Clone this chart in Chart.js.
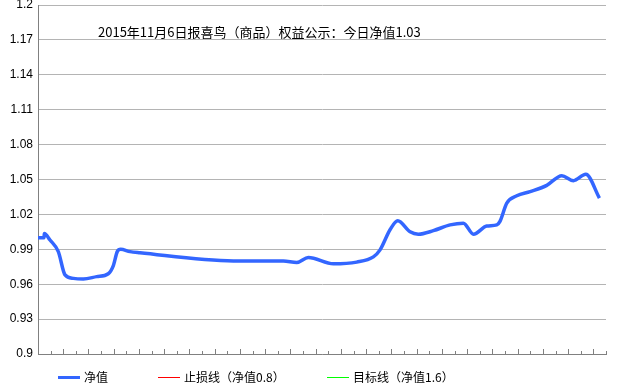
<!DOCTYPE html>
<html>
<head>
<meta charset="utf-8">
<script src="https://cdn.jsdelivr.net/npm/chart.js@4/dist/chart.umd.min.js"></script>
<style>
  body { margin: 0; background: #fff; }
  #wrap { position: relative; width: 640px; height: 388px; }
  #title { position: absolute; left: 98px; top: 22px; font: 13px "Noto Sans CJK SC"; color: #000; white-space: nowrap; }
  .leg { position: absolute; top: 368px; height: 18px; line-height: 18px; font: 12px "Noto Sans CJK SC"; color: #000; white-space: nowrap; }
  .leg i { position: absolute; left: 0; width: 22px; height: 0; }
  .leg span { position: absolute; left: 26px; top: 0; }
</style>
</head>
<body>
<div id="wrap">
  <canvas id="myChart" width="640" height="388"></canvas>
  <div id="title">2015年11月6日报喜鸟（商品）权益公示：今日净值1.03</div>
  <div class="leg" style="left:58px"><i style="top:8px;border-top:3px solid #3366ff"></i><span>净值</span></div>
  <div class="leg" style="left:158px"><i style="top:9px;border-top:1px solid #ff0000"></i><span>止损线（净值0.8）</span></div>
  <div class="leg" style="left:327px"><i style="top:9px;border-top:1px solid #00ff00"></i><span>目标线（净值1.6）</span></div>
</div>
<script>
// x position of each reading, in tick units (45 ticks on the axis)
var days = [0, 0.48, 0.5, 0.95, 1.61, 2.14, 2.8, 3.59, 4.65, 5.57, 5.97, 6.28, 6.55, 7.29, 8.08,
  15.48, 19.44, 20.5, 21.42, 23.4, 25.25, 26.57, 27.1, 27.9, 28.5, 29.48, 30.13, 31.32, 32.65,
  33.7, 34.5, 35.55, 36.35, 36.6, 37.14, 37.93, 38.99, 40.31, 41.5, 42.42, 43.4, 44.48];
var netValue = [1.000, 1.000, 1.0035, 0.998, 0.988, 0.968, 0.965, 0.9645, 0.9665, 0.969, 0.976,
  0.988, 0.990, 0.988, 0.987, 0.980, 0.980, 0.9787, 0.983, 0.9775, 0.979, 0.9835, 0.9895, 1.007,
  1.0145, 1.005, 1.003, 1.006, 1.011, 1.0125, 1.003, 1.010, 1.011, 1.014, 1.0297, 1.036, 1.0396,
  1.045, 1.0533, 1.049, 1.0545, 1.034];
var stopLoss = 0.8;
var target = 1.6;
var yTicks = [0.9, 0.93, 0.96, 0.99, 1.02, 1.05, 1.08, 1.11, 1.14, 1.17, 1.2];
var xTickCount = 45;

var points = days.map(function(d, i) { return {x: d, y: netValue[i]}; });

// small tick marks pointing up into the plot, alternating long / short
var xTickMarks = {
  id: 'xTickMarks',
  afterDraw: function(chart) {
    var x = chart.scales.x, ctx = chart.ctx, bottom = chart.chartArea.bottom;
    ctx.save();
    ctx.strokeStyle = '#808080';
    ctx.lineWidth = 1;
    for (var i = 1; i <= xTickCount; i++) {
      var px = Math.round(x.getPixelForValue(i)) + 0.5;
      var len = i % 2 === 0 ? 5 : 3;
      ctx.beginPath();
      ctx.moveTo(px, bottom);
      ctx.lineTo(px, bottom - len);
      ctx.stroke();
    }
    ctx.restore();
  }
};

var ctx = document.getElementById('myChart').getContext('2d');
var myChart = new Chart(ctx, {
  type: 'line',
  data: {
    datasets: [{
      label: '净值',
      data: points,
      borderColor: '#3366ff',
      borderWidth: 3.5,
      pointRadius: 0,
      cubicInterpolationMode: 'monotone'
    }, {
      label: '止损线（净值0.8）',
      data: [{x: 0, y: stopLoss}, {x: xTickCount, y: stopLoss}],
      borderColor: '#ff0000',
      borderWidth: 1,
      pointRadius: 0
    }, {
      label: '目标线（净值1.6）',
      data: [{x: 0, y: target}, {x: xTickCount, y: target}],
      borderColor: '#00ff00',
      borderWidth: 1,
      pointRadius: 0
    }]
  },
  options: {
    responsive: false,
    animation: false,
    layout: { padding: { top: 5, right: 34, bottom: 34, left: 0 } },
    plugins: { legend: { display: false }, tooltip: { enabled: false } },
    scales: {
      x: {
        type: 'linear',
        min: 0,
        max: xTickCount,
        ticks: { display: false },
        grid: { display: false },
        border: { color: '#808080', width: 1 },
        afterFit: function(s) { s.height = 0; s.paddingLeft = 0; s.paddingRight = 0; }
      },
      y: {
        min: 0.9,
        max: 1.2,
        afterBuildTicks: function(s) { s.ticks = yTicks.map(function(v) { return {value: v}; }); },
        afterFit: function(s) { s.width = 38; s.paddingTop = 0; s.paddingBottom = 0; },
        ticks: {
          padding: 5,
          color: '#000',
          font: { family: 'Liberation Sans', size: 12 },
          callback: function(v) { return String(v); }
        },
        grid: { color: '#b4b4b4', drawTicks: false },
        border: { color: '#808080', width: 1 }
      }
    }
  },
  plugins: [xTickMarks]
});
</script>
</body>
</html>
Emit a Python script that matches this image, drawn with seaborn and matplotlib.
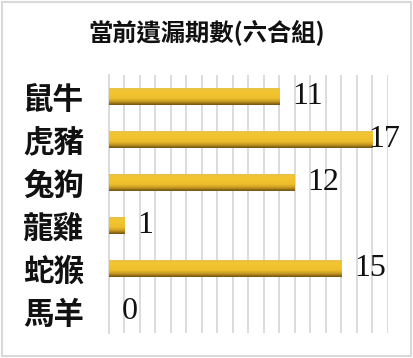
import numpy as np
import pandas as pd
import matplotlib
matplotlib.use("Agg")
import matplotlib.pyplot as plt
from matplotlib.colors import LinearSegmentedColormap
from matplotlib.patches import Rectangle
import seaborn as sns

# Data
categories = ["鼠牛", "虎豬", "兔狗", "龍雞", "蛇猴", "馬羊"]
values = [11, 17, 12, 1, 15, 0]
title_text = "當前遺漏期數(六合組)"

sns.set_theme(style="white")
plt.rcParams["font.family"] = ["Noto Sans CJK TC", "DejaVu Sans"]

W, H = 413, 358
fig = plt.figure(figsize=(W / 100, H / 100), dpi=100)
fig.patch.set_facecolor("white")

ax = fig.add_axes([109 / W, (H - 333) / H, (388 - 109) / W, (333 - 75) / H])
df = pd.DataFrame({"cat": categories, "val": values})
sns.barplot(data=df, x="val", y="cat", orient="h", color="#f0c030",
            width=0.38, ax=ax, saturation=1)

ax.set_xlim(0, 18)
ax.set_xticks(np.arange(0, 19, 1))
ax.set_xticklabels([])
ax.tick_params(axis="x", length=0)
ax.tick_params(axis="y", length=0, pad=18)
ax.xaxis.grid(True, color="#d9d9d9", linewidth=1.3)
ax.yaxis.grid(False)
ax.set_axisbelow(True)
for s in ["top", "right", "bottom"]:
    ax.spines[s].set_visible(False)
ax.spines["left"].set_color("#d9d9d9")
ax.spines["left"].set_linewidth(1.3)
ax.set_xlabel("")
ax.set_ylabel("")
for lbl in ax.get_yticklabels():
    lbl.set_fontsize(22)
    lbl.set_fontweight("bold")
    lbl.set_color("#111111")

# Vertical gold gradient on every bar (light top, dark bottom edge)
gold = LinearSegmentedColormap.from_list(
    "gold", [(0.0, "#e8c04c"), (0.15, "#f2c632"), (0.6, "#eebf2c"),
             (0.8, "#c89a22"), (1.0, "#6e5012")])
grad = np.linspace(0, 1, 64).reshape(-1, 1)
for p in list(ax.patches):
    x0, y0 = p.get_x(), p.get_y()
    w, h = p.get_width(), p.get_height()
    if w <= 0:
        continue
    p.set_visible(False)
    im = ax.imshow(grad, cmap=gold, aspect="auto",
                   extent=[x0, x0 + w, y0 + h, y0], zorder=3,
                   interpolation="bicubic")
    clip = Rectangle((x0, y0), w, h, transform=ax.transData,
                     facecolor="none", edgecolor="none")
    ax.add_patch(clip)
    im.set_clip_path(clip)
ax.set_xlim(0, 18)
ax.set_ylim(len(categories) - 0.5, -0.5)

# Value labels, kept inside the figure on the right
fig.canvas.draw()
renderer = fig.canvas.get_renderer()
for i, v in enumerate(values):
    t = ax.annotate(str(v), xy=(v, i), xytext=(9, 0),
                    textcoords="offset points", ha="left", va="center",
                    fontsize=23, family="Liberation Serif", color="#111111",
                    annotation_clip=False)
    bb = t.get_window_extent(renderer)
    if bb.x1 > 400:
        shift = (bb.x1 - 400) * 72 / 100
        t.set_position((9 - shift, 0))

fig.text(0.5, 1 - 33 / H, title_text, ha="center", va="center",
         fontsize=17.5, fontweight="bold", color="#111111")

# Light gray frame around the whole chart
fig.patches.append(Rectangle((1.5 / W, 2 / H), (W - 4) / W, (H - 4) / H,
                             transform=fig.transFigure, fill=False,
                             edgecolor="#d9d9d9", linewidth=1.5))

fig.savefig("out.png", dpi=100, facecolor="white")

* Given exercise
Quote exactly what appears from the line containing "Emit a Python" through the line containing "import seaborn as sns", both included, except for the pictures, and nothing more.

* Exercise result
Emit a Python script that matches this image, drawn with seaborn and matplotlib.
import numpy as np
import pandas as pd
import matplotlib
matplotlib.use("Agg")
import matplotlib.pyplot as plt
from matplotlib.colors import LinearSegmentedColormap
from matplotlib.patches import Rectangle
import seaborn as sns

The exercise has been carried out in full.